[Start Data extract]

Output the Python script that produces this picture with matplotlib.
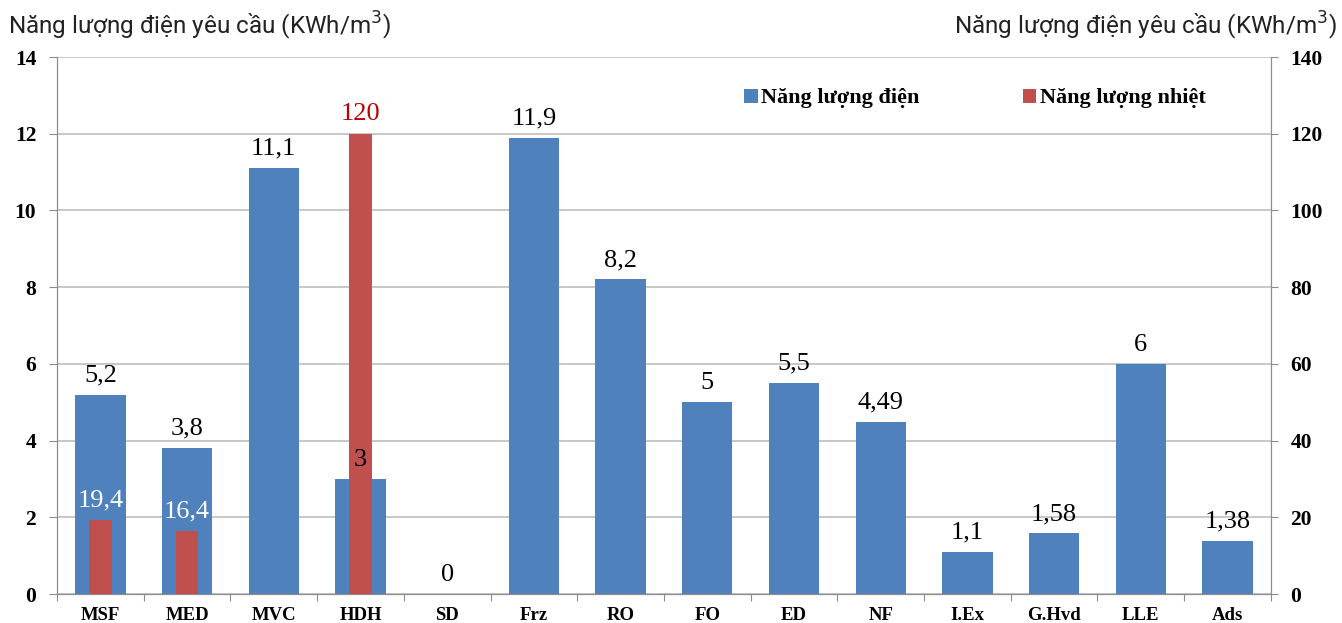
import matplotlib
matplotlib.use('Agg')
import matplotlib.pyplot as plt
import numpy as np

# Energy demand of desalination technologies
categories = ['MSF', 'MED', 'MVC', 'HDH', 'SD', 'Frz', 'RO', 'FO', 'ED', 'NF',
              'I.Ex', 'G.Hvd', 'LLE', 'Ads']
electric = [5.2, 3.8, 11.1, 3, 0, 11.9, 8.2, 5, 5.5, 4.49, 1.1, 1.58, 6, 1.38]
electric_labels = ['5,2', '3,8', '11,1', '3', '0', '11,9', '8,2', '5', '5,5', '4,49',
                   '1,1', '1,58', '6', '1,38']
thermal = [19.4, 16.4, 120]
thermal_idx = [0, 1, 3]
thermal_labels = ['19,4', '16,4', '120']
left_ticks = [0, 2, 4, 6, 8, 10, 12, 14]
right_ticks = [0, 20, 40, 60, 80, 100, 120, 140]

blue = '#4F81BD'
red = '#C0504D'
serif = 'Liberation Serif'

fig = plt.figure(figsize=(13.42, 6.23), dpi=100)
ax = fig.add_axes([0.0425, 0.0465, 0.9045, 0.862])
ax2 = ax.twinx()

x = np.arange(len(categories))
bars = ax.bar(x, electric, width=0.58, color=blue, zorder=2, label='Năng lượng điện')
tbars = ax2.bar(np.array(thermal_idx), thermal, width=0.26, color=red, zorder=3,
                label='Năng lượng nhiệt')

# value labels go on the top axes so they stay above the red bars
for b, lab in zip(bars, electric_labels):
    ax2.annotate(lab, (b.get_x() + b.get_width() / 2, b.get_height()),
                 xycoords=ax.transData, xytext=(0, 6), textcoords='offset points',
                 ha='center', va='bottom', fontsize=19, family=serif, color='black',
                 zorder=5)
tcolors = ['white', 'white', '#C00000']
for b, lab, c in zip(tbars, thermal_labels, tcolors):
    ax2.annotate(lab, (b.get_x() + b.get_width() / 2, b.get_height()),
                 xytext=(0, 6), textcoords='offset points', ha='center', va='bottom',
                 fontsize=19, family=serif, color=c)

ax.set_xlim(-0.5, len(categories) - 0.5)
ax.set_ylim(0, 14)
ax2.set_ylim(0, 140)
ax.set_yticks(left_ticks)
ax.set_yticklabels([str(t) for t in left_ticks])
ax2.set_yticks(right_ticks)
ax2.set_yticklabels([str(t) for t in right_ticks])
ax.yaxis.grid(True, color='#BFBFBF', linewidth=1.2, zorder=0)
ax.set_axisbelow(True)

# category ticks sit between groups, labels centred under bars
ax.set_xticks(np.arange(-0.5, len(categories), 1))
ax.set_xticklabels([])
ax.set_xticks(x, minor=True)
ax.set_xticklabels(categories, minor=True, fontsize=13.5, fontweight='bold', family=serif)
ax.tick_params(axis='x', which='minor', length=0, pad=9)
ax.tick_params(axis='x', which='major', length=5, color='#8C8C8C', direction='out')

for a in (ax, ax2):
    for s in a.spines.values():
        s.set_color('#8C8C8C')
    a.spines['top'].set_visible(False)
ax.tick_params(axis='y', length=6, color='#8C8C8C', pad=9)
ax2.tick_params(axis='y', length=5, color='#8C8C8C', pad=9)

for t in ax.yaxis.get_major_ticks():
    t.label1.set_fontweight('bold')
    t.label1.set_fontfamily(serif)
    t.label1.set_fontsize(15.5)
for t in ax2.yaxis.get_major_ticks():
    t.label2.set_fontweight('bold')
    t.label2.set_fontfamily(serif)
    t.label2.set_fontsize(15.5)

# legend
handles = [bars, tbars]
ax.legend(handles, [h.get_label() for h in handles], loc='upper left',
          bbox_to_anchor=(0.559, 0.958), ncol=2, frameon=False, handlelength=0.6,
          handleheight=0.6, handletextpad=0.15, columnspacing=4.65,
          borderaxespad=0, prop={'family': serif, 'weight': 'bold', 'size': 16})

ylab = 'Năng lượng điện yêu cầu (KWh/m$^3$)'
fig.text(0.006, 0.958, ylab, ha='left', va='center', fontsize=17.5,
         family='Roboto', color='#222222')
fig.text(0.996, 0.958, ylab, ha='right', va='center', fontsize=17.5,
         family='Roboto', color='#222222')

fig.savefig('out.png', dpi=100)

[End Data extract]

What is expected ->
Every line above should be returned exactly; the pictures stay out.

Final result ->
Output the Python script that produces this picture with matplotlib.
import matplotlib
matplotlib.use('Agg')
import matplotlib.pyplot as plt
import numpy as np

# Energy demand of desalination technologies
categories = ['MSF', 'MED', 'MVC', 'HDH', 'SD', 'Frz', 'RO', 'FO', 'ED', 'NF',
              'I.Ex', 'G.Hvd', 'LLE', 'Ads']
electric = [5.2, 3.8, 11.1, 3, 0, 11.9, 8.2, 5, 5.5, 4.49, 1.1, 1.58, 6, 1.38]
electric_labels = ['5,2', '3,8', '11,1', '3', '0', '11,9', '8,2', '5', '5,5', '4,49',
                   '1,1', '1,58', '6', '1,38']
thermal = [19.4, 16.4, 120]
thermal_idx = [0, 1, 3]
thermal_labels = ['19,4', '16,4', '120']
left_ticks = [0, 2, 4, 6, 8, 10, 12, 14]
right_ticks = [0, 20, 40, 60, 80, 100, 120, 140]

blue = '#4F81BD'
red = '#C0504D'
serif = 'Liberation Serif'

fig = plt.figure(figsize=(13.42, 6.23), dpi=100)
ax = fig.add_axes([0.0425, 0.0465, 0.9045, 0.862])
ax2 = ax.twinx()

x = np.arange(len(categories))
bars = ax.bar(x, electric, width=0.58, color=blue, zorder=2, label='Năng lượng điện')
tbars = ax2.bar(np.array(thermal_idx), thermal, width=0.26, color=red, zorder=3,
                label='Năng lượng nhiệt')

# value labels go on the top axes so they stay above the red bars
for b, lab in zip(bars, electric_labels):
    ax2.annotate(lab, (b.get_x() + b.get_width() / 2, b.get_height()),
                 xycoords=ax.transData, xytext=(0, 6), textcoords='offset points',
                 ha='center', va='bottom', fontsize=19, family=serif, color='black',
                 zorder=5)
tcolors = ['white', 'white', '#C00000']
for b, lab, c in zip(tbars, thermal_labels, tcolors):
    ax2.annotate(lab, (b.get_x() + b.get_width() / 2, b.get_height()),
                 xytext=(0, 6), textcoords='offset points', ha='center', va='bottom',
                 fontsize=19, family=serif, color=c)

ax.set_xlim(-0.5, len(categories) - 0.5)
ax.set_ylim(0, 14)
ax2.set_ylim(0, 140)
ax.set_yticks(left_ticks)
ax.set_yticklabels([str(t) for t in left_ticks])
ax2.set_yticks(right_ticks)
ax2.set_yticklabels([str(t) for t in right_ticks])
ax.yaxis.grid(True, color='#BFBFBF', linewidth=1.2, zorder=0)
ax.set_axisbelow(True)

# category ticks sit between groups, labels centred under bars
ax.set_xticks(np.arange(-0.5, len(categories), 1))
ax.set_xticklabels([])
ax.set_xticks(x, minor=True)
ax.set_xticklabels(categories, minor=True, fontsize=13.5, fontweight='bold', family=serif)
ax.tick_params(axis='x', which='minor', length=0, pad=9)
ax.tick_params(axis='x', which='major', length=5, color='#8C8C8C', direction='out')

for a in (ax, ax2):
    for s in a.spines.values():
        s.set_color('#8C8C8C')
    a.spines['top'].set_visible(False)
ax.tick_params(axis='y', length=6, color='#8C8C8C', pad=9)
ax2.tick_params(axis='y', length=5, color='#8C8C8C', pad=9)

for t in ax.yaxis.get_major_ticks():
    t.label1.set_fontweight('bold')
    t.label1.set_fontfamily(serif)
    t.label1.set_fontsize(15.5)
for t in ax2.yaxis.get_major_ticks():
    t.label2.set_fontweight('bold')
    t.label2.set_fontfamily(serif)
    t.label2.set_fontsize(15.5)

# legend
handles = [bars, tbars]
ax.legend(handles, [h.get_label() for h in handles], loc='upper left',
          bbox_to_anchor=(0.559, 0.958), ncol=2, frameon=False, handlelength=0.6,
          handleheight=0.6, handletextpad=0.15, columnspacing=4.65,
          borderaxespad=0, prop={'family': serif, 'weight': 'bold', 'size': 16})

ylab = 'Năng lượng điện yêu cầu (KWh/m$^3$)'
fig.text(0.006, 0.958, ylab, ha='left', va='center', fontsize=17.5,
         family='Roboto', color='#222222')
fig.text(0.996, 0.958, ylab, ha='right', va='center', fontsize=17.5,
         family='Roboto', color='#222222')

fig.savefig('out.png', dpi=100)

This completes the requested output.